AutoCE: An Accurate and Efficient Model Advisor for Learned Cardinality Estimation
Jintao Zhang, Chao Zhang, Guoliang Li, Chengliang Chai
TL;DR
AutoCE addresses the challenge of selecting the most effective learned cardinality estimation model for a given dataset by encoding dataset features as graphs and training a similarity-aware encoder via deep metric learning. It combines offline data generation/labeling, a graph-encoded representation, incremental learning with data augmentation, and a KNN-based predictor to recommend models, with online adaptation to handle distribution shifts. Integrated into PostgreSQL, AutoCE delivers substantial improvements in end-to-end query performance (about 27% on average) and gains in CE accuracy and efficacy (roughly 2.1x and 4.2x respectively).
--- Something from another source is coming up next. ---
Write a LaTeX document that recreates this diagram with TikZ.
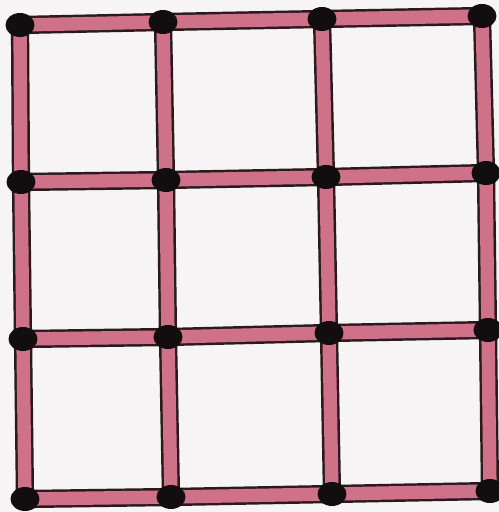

The approach demonstrates a practical and scalable path to robust, data-driven CE model selection across diverse workloads and data distributions.
Abstract
Cardinality estimation (CE) plays a crucial role in many database-related tasks such as query generation, cost estimation, and join ordering. Lately, we have witnessed the emergence of numerous learned CE models. However, no single CE model is invincible when it comes to the datasets with various data distributions. To facilitate data-intensive applications with accurate and efficient cardinality estimation, it is important to have an approach that can judiciously and efficiently select the most suitable CE model for an arbitrary dataset. In this paper, we study a new problem of selecting the best CE models for a variety of datasets. This problem is rather challenging as it is hard to capture the relationship from various datasets to the performance of disparate models. To address this problem, we propose a model advisor, named AutoCE, which can adaptively select the best model for a dataset. The main contribution of AutoCE is the learning-based model selection, where deep metric learning is used to learn a recommendation model and incremental learning is proposed to reduce the labeling overhead and improve the model robustness. We have integrated AutoCE into PostgreSQL and evaluated its impact on query optimization. The results showed that AutoCE achieved the best performance (27% better) and outperformed the baselines concerning accuracy (2.1 times better) and efficacy (4.2 times better).